יום ראשון, 1 באפריל 2012

The Thermos




For those of you unfamiliar with IVF in Israel, here is a brief description of the process. The procedure is done in private hospitals. The frozen sperm is kept in public hospitals. So the obvious question is how does it get from one hospital to the other? Well, this is Israel; and while I hear lots of olim (new immigrants) complain about the bureaucracy, having lived in the United States as well, it is not any more bureaucratic. BUT, here everything is always funnier, more charming and makes for wonderful anecdotes, but I digress. So, how do you transport frozen sperm? Well, in a thermos of course.

Let me digress again. I live in Central Tel Aviv, the equivalent to Manhattan. I don’t have a car because most everything I need is steps away and also, like in Manhattan, but even more complex, if that is possible, is the parking situation.  One needs a special PH.D to decipher the parking signs and a direct line to Gd in order to find a parking spot. 

Back to the issue at hand; one can go pick up their sperm by bus, bike, car, or taxi.  Since my sperm was at a hospital 30 minutes away by car, and since I was saving all my shekels for supporting my future children, I opted to go by bus.
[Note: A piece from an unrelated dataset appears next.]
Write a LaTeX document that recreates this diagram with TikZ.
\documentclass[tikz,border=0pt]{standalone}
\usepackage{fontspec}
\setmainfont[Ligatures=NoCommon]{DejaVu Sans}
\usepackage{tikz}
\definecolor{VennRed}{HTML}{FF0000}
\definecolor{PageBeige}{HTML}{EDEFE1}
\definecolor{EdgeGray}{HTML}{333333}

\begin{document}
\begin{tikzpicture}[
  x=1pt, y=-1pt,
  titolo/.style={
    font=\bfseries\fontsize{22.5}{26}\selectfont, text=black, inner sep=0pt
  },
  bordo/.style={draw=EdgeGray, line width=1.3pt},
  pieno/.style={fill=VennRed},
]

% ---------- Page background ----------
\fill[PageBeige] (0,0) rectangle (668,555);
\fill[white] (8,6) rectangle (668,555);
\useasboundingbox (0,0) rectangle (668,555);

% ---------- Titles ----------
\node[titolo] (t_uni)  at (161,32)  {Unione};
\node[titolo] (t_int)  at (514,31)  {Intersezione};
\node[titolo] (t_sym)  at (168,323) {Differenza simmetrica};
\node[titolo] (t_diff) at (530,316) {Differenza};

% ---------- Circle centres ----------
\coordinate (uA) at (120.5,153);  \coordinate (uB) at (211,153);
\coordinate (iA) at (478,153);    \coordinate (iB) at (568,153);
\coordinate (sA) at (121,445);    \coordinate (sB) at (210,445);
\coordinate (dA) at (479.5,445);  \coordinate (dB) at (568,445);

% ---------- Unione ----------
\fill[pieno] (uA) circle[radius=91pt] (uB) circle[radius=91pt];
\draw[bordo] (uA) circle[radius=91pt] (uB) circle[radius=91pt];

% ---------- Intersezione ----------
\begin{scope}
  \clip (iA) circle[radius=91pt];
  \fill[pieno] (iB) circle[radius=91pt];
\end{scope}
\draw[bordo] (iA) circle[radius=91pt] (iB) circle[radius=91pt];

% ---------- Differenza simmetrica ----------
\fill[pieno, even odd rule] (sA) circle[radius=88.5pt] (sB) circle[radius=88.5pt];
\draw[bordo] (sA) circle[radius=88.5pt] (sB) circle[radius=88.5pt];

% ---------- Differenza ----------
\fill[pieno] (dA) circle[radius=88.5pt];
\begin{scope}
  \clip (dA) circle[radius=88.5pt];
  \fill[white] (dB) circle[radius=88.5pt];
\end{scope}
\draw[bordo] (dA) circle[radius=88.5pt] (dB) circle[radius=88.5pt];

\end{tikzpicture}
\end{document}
So, picture this: I go to the private hospital to check out my thermos. I leave an enormous check as a deposit, because they're afraid I might not return it… Yes, I am planning to put my coffee in this thermos after the sperm is delivered (?????!!!!). I get on a local bus to the intra-city bus to the public hospital where my sperm is ladled (yes, ladled) into my thermos.  They don’t close the thermos tightly because of something to do with air pressure and the temperature of the sperm (never very clear to me). Now I go back to the bus stop to get the intra-city bus to the city bus to the hospital.  The entire way back I'm thinking if the bus stops short and my not so tightly sealed thermos opens and out flies the sperm, not only will I have lost the money on my sperm, but will the hospital give me back the enormous deposit if the top goes rolling, and someone trips and falls, and is sperm slippery, and is the bus company liable, will my insurance pay for said slippage and is slippage anything like shrinkage and boy that’s pretty Freudian especially since I'm transporting sperm…
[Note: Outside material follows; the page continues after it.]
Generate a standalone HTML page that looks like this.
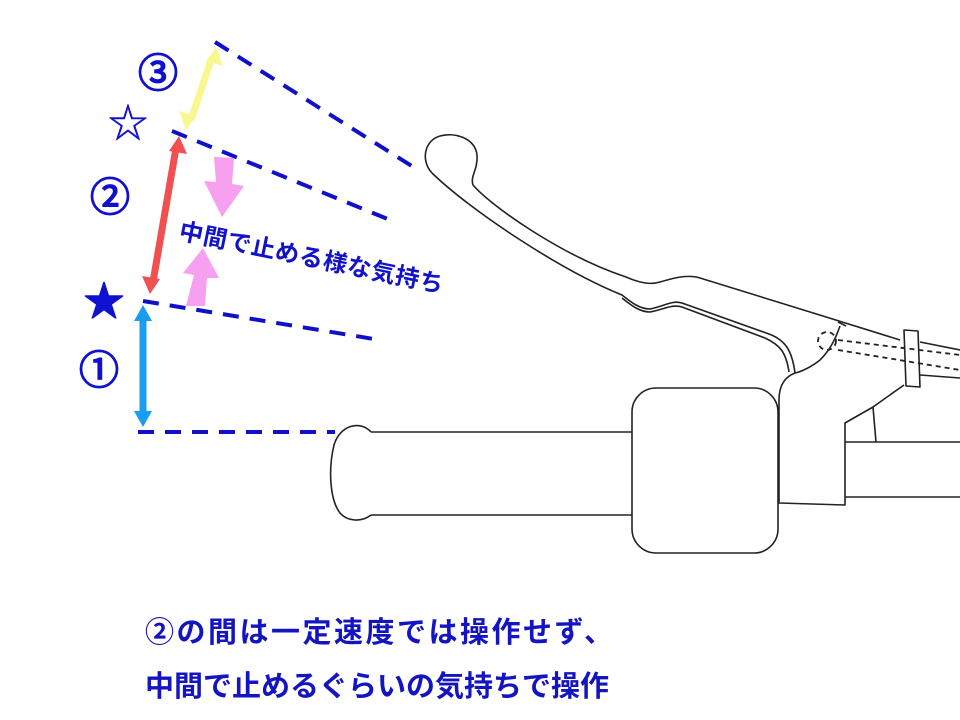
<!DOCTYPE html>
<html><head><meta charset="utf-8"><style>
html,body{margin:0;padding:0;background:#fff;}
body{width:960px;height:720px;overflow:hidden;position:relative;font-family:"Liberation Sans","Noto Sans CJK JP",sans-serif;}
.t{position:absolute;white-space:nowrap;color:#1414c0;font-weight:bold;}
.n{position:absolute;white-space:nowrap;color:#1010d0;font-size:40px;-webkit-text-stroke:1.5px #1010d0;line-height:1;}
</style></head><body>
<svg width="960" height="720" style="position:absolute;left:0;top:0">
<g fill="none" stroke="#222" stroke-width="1.6" stroke-linejoin="round">
<path d="M432,173 C420,160 425,140 440,136 C455,132 475,138 477,155 C478,170 470,176 473,185 C490,205 560,255 626,277 C640,283 650,285 660,282 C680,276 690,275 700,278 L810,312 L900,340"/>
<path d="M432,173 C470,210 560,270 622,295 C632,303 640,309 650,309 C665,306 672,300 682,303 L769,334 C785,340 792,350 795,373"/>
<path d="M622,298 C632,306 640,312 650,312 C665,309 672,304 682,307 L765,338 C780,345 786,352 789,372"/>
<path d="M795,373 C782,378 779,390 779,400 L779,503 L845,505 L845,423 L873,407 L904,385"/>
<path d="M840,326 C835,340 830,350 820,360 C810,368 800,372 795,373"/>
<path d="M838,322 L846,326"/>
<path d="M873,407 L876,442"/>
<path d="M904,330 L918,331 L920,387 L906,386 Z"/>
<path d="M920,342 L960,350 M920,375 L960,378"/>
<path d="M845,442 L960,442 M845,497 L960,497"/>
<path d="M371,432 L632,432 M371,515 L632,515"/>
<path d="M371,432 C360,420 340,425 334,445 C328,470 330,500 340,513 C348,522 362,522 371,515"/>
<rect x="632" y="388" width="146" height="165" rx="24"/>
</g>
<g fill="none" stroke="#222" stroke-width="1.8" stroke-dasharray="5,4">
<circle cx="827" cy="341" r="9"/>
<path d="M838,340 L960,355 M838,350 L960,370"/>
</g>
<g stroke="#1010c8" stroke-width="4" stroke-dasharray="16,11" fill="none">
<path d="M215,42 L418,170"/>
<path d="M172,131 L395,222"/>
<path d="M143,301 L380,340"/>
<path d="M138,432 L335,432"/>
</g>
<g stroke-width="7" fill="none">
<path d="M191,120 L211,60" stroke="#f8f890"/>
<path d="M153,282 L176,148" stroke="#f05050"/>
<path d="M143,318 L143,414" stroke="#1a9cf0"/>
</g>
<polygon points="216,47 223,66 206,61" fill="#f8f890"/>
<polygon points="186,130 179,111 196,116" fill="#f8f890"/>
<polygon points="179,136 187,154 169,151" fill="#f05050"/>
<polygon points="150,294 142,276 160,279" fill="#f05050"/>
<polygon points="143,305 152,321 134,321" fill="#1a9cf0"/>
<polygon points="143,427 152,411 134,411" fill="#1a9cf0"/>
<polygon points="214,157 234,158 232,184 244,186 222,217 204,181 216,182" fill="#f8a0f0"/>
<polygon points="186,306 205,306 207,278 219,278 203,248 183,273 194,275" fill="#f8a0f0"/>
</svg>
<div class="n" style="left:138px;top:54px;">③</div>
<div class="n" style="left:108px;top:104px;-webkit-text-stroke:0.5px #1010d0;">☆</div>
<div class="n" style="left:90px;top:178px;">②</div>
<div class="n" style="left:84px;top:282px;">★</div>
<div class="n" style="left:79px;top:351px;">①</div>
<div class="t" style="left:180px;top:211px;font-size:24px;letter-spacing:0.5px;color:#1212c8;transform:rotate(11.6deg);transform-origin:0 50%;">中間で止める様な気持ち</div>
<div class="t" style="left:145px;top:609px;font-size:29px;letter-spacing:2.5px;">②の間は一定速度では操作せず、</div>
<div class="t" style="left:145px;top:663px;font-size:29px;letter-spacing:0px;">中間で止めるぐらいの気持ちで操作</div>
</body></html>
ANYWAY, I finally make it to the private hospital with no leakage, slippage, spillage or shrinkage; leave the sperm, get my check back and carry on.

This happened four times.  On the fifth try, my friend Gila, who had just gotten a new job and a new car befitting her new position, offered to drive me.  She had cute little quips the whole way there and back which were pretty gross and inappropriate but had me giggling nonetheless and wondering if I was really meant to be a mom. Needless to say, there was no spillage or shrinkage and in fact, two little miracles came from it.

I have been studying to become a life coach. One of the principals is win-win. If a relationship isn’t win-win, both sides are not getting a relatively equal degree of benefit from it. This is a win-lose or even a lose-lose relationship and is doomed.  Gila is one of a few friends that I feel I have a win- win type of relationship with.

When I got pregnant with the girls, I realized I would have very little time to myself.  I decided that all the people in my life who I didn’t have a win win friendship with needed to be uprooted, that I finally had a good enough reason to do it.  (Let's not delve for now into the obvious; if it wasn’t working for me then it was a good enough reason to end it).

Through it all my friend Gila has been a constant source of biting humor and staunch support. I read blogs all the time about the non-mom friends who don’t get it. I have a few of those myself.  She is a non-mom friend who gets it and I feel lucky to have her in my life.